• 2+pic.3(ca)3(Ebcl)3(cbn)/4331/timp.3perc/hp.pf/str
  • 27 min

Programme Note

The idea of commemorating the distinguished American artist, Charles E. Burchfield, was suggested to me by Lawrence A. Fleischman of the Kennedy Galleries in New York, resulting in a commission by the Burchfield Foundation for such a work. Charles E. Burchfield was born April 9, 1893 in Ashtabula Harbor, Ohio, and died January 10, 1967 in West Seneca, New York. Burchfield’s "nature” paintings, celebrating the seasons, with their fantasy and movement are what attracted me musically. His work has been described as "visual music” – and he himself was sensitive to specific musical influences, and referred to them. Sibelius was a favorite, and the "Northwind” pervades much of Burchfield’s paintings. He has a deep spirited affinity with nature, and this religiosity is reflected in the brooding mystery of his landscapes. My musical celebration is intended to evoke what Burchfield’s paintings are about, with their vibrant lights and shadows, and constant motion and dancing rhythm’s.
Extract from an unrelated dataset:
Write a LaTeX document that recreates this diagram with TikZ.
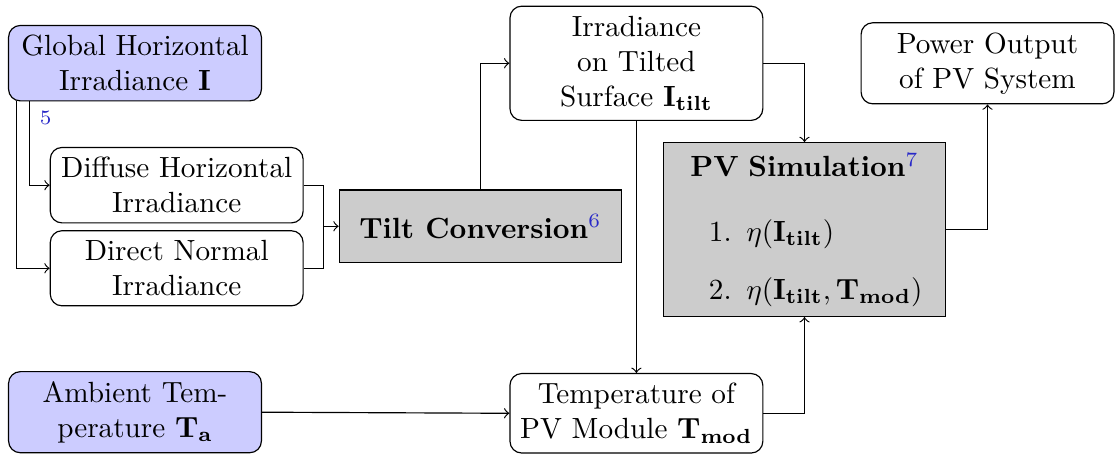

The work is an extended lyrical Paean, divided in seven formalized movements.

I. Prologue – Passacaglia on Burchfield’s signature, C.E.B., over which are contrasting variants and musical influences containing germinal motifs and materials for the other movements, austere and quiet.

II. Spring – Ballad – outgoing and exuberant.

III. Brookside Music – Interlude – descriptive of the title and the painting – quiet and "babbling” – but also mysterious.

IV. Summer – Serenade – hot, humid, shimmering and pulsating.

V. Autumn – Scherzo – rhythmic, propulsive, fading at the end to the sound of rustling leaves.

VI. Winter – Reverie – elegiac, sustained stillness.

VII. The Four Seasons – Fantasy – a musical collage, reflecting Burchfield’s famous painting containing all the elements – with its Gothic like Cathedral effect framing the sounds of storms, chorales, and a final peroration of the opening Passacaglia Prologue.


"Latin” percussion is used throughout the work, i.e. maracas, gourd, claves, etc., transforming nature sounds, crickets, cicadas, katydids, etc. into rhythmic and ostinato patterns, the texture is basically consonant and pastoral throughout until the final drama of the our Seasons Fantasy.

The title "Burchfield Gallery” along with its obvious relevance to the subject matter, also continues my other "Galleries” – Stephen Foster Gallery, Vivaldi Gallery, Rhythm Gallery, and Dance Gallery.

For triple woodwinds, four horns, three trumpets, three trombones, tuba, timpani, three percussions, harp, piano and strings. It was composed in 1978/79, and completed on September 6, 1979.